— BEGIN DATA FOR THIS EXERCISE —

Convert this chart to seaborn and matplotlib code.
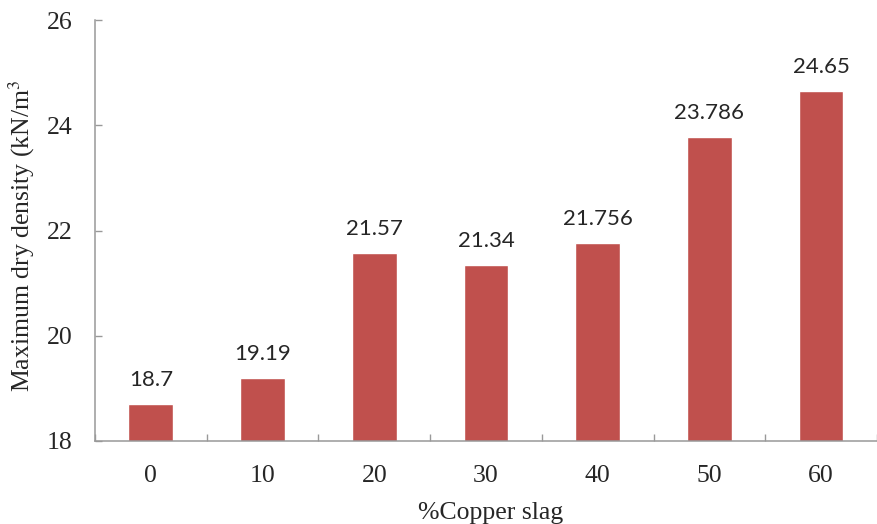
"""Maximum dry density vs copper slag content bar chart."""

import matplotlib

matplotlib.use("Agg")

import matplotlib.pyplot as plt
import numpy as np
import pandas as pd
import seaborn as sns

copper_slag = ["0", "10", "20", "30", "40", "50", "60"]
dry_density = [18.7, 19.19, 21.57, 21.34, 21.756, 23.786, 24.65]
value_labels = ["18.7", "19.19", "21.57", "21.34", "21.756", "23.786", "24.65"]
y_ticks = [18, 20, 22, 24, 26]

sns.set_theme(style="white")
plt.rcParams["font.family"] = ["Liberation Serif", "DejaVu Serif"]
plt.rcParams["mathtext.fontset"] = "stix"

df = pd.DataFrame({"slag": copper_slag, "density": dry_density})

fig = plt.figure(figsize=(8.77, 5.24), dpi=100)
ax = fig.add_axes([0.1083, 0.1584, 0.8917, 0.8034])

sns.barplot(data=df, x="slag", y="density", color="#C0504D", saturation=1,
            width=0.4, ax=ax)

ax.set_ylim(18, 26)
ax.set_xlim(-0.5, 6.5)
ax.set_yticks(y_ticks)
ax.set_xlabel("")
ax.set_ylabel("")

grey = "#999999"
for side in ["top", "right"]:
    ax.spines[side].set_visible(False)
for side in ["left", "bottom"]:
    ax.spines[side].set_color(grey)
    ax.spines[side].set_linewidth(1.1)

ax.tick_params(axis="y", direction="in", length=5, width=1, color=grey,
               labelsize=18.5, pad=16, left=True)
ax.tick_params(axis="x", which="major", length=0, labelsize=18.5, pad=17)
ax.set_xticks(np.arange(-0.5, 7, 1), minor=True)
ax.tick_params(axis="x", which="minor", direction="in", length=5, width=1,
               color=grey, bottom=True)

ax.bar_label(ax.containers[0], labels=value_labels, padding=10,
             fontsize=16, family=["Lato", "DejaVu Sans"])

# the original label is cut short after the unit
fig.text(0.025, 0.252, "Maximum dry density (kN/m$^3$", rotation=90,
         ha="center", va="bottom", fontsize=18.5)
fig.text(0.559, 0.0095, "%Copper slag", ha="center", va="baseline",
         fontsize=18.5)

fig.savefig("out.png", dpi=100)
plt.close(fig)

— END DATA FOR THIS EXERCISE —
— BEGIN DATA FOR THIS EXERCISE —

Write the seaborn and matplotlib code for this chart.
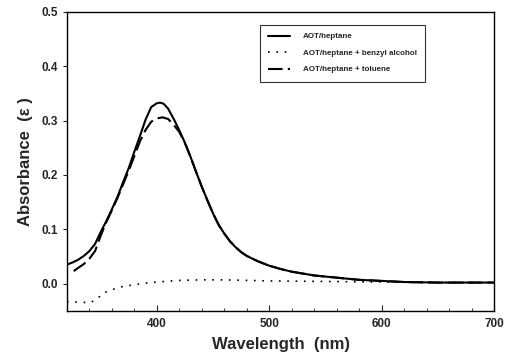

— END DATA FOR THIS EXERCISE —
— BEGIN DATA FOR THIS EXERCISE —

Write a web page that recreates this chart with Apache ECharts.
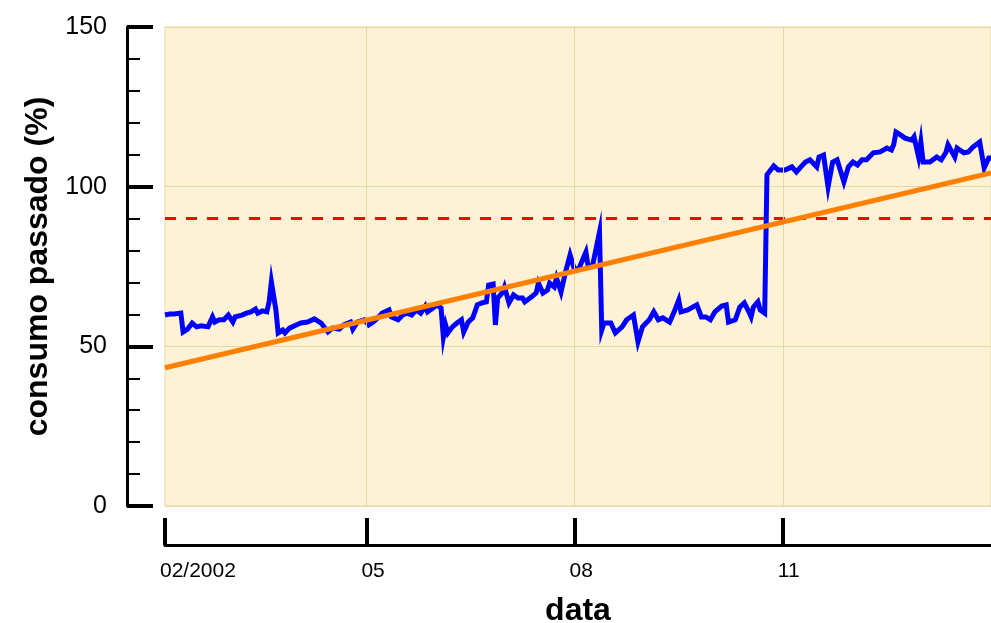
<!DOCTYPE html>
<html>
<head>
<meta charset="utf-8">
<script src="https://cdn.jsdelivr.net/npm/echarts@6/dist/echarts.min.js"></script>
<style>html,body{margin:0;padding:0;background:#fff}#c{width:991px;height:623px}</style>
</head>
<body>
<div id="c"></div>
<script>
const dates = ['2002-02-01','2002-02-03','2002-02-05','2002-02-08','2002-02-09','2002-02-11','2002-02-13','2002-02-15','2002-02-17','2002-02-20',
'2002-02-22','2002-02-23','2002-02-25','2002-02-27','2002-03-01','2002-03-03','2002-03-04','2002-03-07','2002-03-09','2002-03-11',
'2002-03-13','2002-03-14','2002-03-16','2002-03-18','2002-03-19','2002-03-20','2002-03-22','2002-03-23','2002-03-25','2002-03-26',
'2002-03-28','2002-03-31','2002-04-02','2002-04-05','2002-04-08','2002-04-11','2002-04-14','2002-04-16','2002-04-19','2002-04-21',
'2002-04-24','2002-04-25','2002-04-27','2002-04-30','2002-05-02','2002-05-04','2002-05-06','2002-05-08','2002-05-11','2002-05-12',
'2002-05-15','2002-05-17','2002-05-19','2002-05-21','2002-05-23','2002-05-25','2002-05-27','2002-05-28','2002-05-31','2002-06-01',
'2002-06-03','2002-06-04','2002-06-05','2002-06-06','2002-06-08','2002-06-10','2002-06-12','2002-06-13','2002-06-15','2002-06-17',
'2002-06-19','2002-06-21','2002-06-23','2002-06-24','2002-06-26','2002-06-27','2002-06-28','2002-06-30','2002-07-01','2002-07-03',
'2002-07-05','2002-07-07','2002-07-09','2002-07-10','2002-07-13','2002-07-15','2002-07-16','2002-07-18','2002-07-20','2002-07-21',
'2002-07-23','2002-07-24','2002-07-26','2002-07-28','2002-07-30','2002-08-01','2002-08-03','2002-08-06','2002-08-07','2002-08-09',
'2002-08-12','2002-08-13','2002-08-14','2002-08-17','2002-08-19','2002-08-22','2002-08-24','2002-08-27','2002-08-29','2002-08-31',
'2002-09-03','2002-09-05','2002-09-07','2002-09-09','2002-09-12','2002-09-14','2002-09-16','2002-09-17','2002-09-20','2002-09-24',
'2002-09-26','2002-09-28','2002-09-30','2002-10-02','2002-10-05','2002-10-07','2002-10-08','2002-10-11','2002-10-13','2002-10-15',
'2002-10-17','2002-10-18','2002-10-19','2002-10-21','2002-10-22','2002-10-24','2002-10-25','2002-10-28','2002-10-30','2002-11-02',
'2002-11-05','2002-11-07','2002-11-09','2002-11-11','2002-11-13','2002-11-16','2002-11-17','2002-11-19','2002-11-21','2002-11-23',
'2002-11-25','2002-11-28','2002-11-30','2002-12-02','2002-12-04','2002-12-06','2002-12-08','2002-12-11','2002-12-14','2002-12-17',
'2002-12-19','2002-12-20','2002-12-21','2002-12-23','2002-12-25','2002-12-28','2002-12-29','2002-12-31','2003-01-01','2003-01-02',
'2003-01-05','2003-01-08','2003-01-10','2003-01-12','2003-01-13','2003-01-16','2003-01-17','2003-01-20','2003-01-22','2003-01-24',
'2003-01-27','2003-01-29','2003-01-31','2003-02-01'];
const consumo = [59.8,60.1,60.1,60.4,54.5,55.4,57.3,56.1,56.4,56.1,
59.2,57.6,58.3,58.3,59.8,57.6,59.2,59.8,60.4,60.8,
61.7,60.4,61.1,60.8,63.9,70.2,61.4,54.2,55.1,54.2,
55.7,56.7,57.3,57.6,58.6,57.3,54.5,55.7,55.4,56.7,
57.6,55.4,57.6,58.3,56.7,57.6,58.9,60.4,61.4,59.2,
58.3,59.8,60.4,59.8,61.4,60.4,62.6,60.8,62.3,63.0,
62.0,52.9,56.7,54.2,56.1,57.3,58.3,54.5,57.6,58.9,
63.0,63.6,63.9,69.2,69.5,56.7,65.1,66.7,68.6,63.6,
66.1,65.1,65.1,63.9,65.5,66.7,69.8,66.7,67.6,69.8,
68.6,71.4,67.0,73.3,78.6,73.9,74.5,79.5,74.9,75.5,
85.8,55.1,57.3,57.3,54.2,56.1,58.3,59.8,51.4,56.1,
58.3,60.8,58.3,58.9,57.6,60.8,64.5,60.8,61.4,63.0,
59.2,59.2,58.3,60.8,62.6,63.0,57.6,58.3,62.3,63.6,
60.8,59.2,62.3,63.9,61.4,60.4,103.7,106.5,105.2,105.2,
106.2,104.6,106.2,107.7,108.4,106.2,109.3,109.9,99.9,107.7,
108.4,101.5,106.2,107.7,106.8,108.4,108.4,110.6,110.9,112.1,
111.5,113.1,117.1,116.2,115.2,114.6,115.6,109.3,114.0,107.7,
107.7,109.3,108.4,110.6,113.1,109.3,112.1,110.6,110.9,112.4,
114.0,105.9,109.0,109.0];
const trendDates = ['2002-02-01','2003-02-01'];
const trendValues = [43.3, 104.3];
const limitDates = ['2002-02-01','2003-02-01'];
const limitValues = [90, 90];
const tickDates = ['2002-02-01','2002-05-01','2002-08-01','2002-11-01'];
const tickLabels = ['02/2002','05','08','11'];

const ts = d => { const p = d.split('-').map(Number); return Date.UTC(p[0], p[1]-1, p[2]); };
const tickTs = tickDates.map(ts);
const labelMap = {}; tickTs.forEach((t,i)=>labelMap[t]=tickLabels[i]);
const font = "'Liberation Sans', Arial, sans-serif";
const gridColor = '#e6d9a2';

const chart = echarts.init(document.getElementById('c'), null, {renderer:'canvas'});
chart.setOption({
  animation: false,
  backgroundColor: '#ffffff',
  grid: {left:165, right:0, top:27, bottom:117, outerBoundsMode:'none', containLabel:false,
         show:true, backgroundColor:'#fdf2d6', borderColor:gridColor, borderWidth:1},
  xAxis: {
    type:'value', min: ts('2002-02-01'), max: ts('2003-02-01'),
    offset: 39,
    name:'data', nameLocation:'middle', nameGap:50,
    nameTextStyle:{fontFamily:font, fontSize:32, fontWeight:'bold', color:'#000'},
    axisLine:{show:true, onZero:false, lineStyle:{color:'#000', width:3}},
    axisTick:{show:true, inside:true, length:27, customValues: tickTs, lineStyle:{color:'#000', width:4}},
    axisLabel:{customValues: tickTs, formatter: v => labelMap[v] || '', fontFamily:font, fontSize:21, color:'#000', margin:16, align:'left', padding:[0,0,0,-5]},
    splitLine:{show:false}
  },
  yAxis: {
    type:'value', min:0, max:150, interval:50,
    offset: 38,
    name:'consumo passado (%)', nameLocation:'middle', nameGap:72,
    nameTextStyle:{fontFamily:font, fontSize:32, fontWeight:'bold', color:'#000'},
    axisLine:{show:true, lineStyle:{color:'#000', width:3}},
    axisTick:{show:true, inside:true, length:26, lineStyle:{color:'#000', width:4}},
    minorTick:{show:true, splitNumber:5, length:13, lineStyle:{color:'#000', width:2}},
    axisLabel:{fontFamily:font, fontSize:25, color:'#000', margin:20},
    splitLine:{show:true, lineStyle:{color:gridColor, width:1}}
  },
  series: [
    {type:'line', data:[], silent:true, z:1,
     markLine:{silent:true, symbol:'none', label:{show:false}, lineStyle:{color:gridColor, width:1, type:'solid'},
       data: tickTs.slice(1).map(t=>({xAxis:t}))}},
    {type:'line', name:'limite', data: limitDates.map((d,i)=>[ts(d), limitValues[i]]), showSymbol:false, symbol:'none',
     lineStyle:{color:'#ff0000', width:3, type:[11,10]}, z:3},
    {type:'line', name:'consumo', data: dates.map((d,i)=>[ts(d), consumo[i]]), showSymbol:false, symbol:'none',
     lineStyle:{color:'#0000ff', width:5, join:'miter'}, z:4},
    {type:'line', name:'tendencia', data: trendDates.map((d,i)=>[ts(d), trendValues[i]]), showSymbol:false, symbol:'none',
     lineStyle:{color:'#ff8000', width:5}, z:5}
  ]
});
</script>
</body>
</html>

— END DATA FOR THIS EXERCISE —

Keep the pictures out, and extract only the lines that begin at the one containing "Convert this chart" and end at the one containing "import seaborn as sns", inclusive.

» RESULT FOR THIS TASK
Convert this chart to seaborn and matplotlib code.
"""Maximum dry density vs copper slag content bar chart."""

import matplotlib

matplotlib.use("Agg")

import matplotlib.pyplot as plt
import numpy as np
import pandas as pd
import seaborn as sns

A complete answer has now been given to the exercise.